**Prompt**
Type every record exactly as it appears.

**Given entries**
* * * * * * * * *

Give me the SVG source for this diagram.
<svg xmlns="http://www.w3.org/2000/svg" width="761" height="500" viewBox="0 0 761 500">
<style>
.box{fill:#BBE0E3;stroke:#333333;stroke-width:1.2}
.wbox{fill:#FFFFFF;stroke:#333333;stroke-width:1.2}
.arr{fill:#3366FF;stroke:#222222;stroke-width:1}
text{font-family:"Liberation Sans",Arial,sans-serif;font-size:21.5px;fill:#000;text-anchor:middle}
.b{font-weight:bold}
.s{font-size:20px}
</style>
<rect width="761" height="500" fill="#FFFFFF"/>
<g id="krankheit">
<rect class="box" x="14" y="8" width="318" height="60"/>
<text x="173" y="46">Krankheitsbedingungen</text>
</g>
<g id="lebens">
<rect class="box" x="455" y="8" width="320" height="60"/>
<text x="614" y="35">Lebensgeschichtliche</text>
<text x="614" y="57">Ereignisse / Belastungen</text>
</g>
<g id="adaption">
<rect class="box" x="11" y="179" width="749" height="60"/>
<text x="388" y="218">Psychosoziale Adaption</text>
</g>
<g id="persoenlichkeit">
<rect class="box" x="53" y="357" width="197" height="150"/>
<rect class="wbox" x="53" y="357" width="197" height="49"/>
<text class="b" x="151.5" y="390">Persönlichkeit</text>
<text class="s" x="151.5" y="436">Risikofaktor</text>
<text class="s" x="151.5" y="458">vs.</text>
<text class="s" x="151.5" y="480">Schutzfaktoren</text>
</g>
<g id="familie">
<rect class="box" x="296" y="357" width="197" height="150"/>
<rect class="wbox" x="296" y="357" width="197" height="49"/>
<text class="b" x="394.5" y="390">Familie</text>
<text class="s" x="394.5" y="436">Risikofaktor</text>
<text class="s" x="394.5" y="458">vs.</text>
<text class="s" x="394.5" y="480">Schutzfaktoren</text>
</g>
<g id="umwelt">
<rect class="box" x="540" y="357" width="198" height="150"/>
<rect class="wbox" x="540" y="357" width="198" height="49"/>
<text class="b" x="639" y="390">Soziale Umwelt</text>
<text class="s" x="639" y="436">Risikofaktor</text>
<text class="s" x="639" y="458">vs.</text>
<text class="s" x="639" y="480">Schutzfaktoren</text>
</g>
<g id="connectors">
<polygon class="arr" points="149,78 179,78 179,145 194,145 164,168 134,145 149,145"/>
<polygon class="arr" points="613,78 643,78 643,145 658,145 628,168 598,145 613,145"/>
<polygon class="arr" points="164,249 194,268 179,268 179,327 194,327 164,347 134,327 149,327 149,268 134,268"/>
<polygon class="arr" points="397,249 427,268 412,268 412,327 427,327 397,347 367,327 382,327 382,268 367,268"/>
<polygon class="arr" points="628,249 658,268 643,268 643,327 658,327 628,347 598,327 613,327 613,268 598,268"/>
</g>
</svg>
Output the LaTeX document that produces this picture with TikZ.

* * * * * * * * *

**Response to this exercise**
Give me the SVG source for this diagram.
<svg xmlns="http://www.w3.org/2000/svg" width="761" height="500" viewBox="0 0 761 500">
<style>
.box{fill:#BBE0E3;stroke:#333333;stroke-width:1.2}
.wbox{fill:#FFFFFF;stroke:#333333;stroke-width:1.2}
.arr{fill:#3366FF;stroke:#222222;stroke-width:1}
text{font-family:"Liberation Sans",Arial,sans-serif;font-size:21.5px;fill:#000;text-anchor:middle}
.b{font-weight:bold}
.s{font-size:20px}
</style>
<rect width="761" height="500" fill="#FFFFFF"/>
<g id="krankheit">
<rect class="box" x="14" y="8" width="318" height="60"/>
<text x="173" y="46">Krankheitsbedingungen</text>
</g>
<g id="lebens">
<rect class="box" x="455" y="8" width="320" height="60"/>
<text x="614" y="35">Lebensgeschichtliche</text>
<text x="614" y="57">Ereignisse / Belastungen</text>
</g>
<g id="adaption">
<rect class="box" x="11" y="179" width="749" height="60"/>
<text x="388" y="218">Psychosoziale Adaption</text>
</g>
<g id="persoenlichkeit">
<rect class="box" x="53" y="357" width="197" height="150"/>
<rect class="wbox" x="53" y="357" width="197" height="49"/>
<text class="b" x="151.5" y="390">Persönlichkeit</text>
<text class="s" x="151.5" y="436">Risikofaktor</text>
<text class="s" x="151.5" y="458">vs.</text>
<text class="s" x="151.5" y="480">Schutzfaktoren</text>
</g>
<g id="familie">
<rect class="box" x="296" y="357" width="197" height="150"/>
<rect class="wbox" x="296" y="357" width="197" height="49"/>
<text class="b" x="394.5" y="390">Familie</text>
<text class="s" x="394.5" y="436">Risikofaktor</text>
<text class="s" x="394.5" y="458">vs.</text>
<text class="s" x="394.5" y="480">Schutzfaktoren</text>
</g>
<g id="umwelt">
<rect class="box" x="540" y="357" width="198" height="150"/>
<rect class="wbox" x="540" y="357" width="198" height="49"/>
<text class="b" x="639" y="390">Soziale Umwelt</text>
<text class="s" x="639" y="436">Risikofaktor</text>
<text class="s" x="639" y="458">vs.</text>
<text class="s" x="639" y="480">Schutzfaktoren</text>
</g>
<g id="connectors">
<polygon class="arr" points="149,78 179,78 179,145 194,145 164,168 134,145 149,145"/>
<polygon class="arr" points="613,78 643,78 643,145 658,145 628,168 598,145 613,145"/>
<polygon class="arr" points="164,249 194,268 179,268 179,327 194,327 164,347 134,327 149,327 149,268 134,268"/>
<polygon class="arr" points="397,249 427,268 412,268 412,327 427,327 397,347 367,327 382,327 382,268 367,268"/>
<polygon class="arr" points="628,249 658,268 643,268 643,327 658,327 628,347 598,327 613,327 613,268 598,268"/>
</g>
</svg>
Output the LaTeX document that produces this picture with TikZ.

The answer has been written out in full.